A black and white image showing the top half of a clock
iStock

Even in the middle of the night, CBC ombudsman Esther Enkin can’t stop being a journalist. With more content being produced than ever before at remarkable speeds, journalists are dealing with a serious fear of missing out. Enkin knows the struggle all too well: “I read The New York Times on my phone at 3 a.m., and sometimes I fall asleep with my finger on a word.” Enkin loves her job, but she doesn’t want it to take over her life. It’s hard to tell which comes first—the journalist, or the human—and Enkin is looking for suggestions to keep the two separated. “If anybody has any good tips, I’m looking forward to it.”

 

Learning to Unplug

Like Enkin, Lauren McKeon struggled to put her phone down, even when she was sleeping. She used to sleep with it charging on her nightstand—making it the last thing she saw before bed and the first thing she looked at in the morning. “Sometimes, in a groggy state, I would wake up in the middle of the night to check it without even quite realizing what I was doing.” says McKeon, the digital editor for The Walrus.

McKeon, who in the fall published F-Bomb: Dispatches from the War on Feminism, replaced her phone with a warm cup of tea and a book at bedtime, leaving her phone charging in a different room so she couldn’t reach for it at night while in bed, even subconsciously: “Still—it can be hard not to worry about what I’m missing, especially these days, and some nights I’ll break my own rule.

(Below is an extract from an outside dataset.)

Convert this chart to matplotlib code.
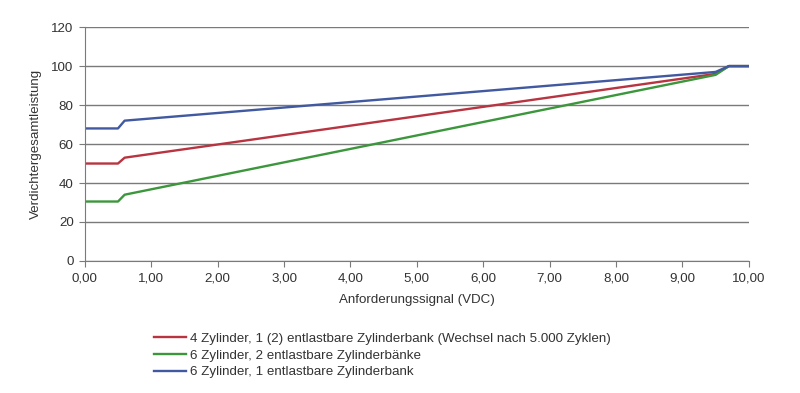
import numpy as np
import matplotlib.pyplot as plt

plt.rcParams['font.family'] = ['Liberation Sans', 'DejaVu Sans']

# signal (VDC) and compressor total power (%)
signal = [0.0, 0.5, 0.6, 9.5, 9.7, 10.0]
zyl4_1bank = [50, 50, 53, 96, 100, 100]
zyl6_2bank = [30.5, 30.5, 34, 95.5, 100, 100]
zyl6_1bank = [68, 68, 72, 97, 100, 100]

labels = ['4 Zylinder, 1 (2) entlastbare Zylinderbank (Wechsel nach 5.000 Zyklen)',
          '6 Zylinder, 2 entlastbare Zylinderbänke',
          '6 Zylinder, 1 entlastbare Zylinderbank']
colors = ['#b73440', '#3c963c', '#4159a0']

fs = 9.6
fig = plt.figure(figsize=(8, 3.93), dpi=100)
ax = fig.add_axes([0.106, 0.336, 0.83, 0.595])

for ys, lab, c in zip([zyl4_1bank, zyl6_2bank, zyl6_1bank], labels, colors):
    ax.plot(signal, ys, color=c, lw=1.7, label=lab)

ax.set_xlim(0, 10)
ax.set_ylim(0, 120)
ax.set_xticks(np.arange(0, 11, 1))
ax.set_xticklabels([f'{v:.2f}'.replace('.', ',') for v in range(11)])
ax.set_yticks(np.arange(0, 121, 20))
ax.yaxis.grid(True, color='#7a7a7a', lw=1)
ax.set_axisbelow(True)
for s in ['top', 'right']:
    ax.spines[s].set_visible(False)
for s in ['left', 'bottom']:
    ax.spines[s].set_color('#7a7a7a')
ax.tick_params(colors='#7a7a7a', labelcolor='#333333', labelsize=fs, length=4, pad=4)
ax.set_xlabel('Anforderungssignal (VDC)', fontsize=fs, color='#333333', labelpad=7)
ax.set_ylabel('Verdichtergesamtleistung', fontsize=fs, color='#333333', labelpad=7)

fig.legend(loc='upper left', bbox_to_anchor=(0.177, 0.184), frameon=False,
           fontsize=fs, handlelength=2.45, handletextpad=0.3, labelspacing=0.32,
           labelcolor='#333333')

fig.savefig('out.png', dpi=100)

It’s a work in progress!”

 

Save Up Those Vacation Days…

When Robyn Doolittle had a baby girl in June of last year, she was more than a year into her Unfounded investigation for The Globe and Mail. So, she decided not to take a full maternity leave. After a month off, she started using her vacation days so she could work part-time hours spread out over the week.

At the Globe, Doolittle says, the staff is flexible, and nobody is looking at when she comes in or leaves the office. “At the same time, you’re kind of always on the clock when you’re responsible for a story.”

When balancing parental and reporter duties, Doolittle makes it work: Her Instagram snapshots show the youngest member of the Unfounded team blending in well at work with her reporter mama.

 

…and Don’t Let Anybody Interrupt Them

The demands of a daily newspaper may be different from those of a monthly publication like Toronto Life, but that doesn’t make life any easier for senior editor Malcolm Johnston. Johnston, a father of two, follows a strict regimen that includes running, reading books, and spending time with his kids. Johnston always keeps his phone on night mode to curb his Twitter-scrolling habits, and on vacation, he turns his work email off, checking it sporadically. “That can sometimes make for wild discoveries upon re-entry,” he says. “But it’s worth it!”

 

Taking a Break is All It’s Chopped Up to Be

The pen may be mightier than the sword, but when Canadian Press reporter-editor Michelle McQuigge isn’t hustling to file a story, she likes to pick up a knife. For McQuigge, cooking is an excellent way to get a break from the news. “Chop those vegetables a little more aggressively than strictly necessary if you have to,” she says. It’s a good way to decompress, and it comes with a delicious bonus. “You can sit down and prolong your time away from the screen by eating a good meal.” And there’s nothing selfish about taking that time off, McQuigge points out. “If you’re cookin’ healthy, then you can keep doing your work!”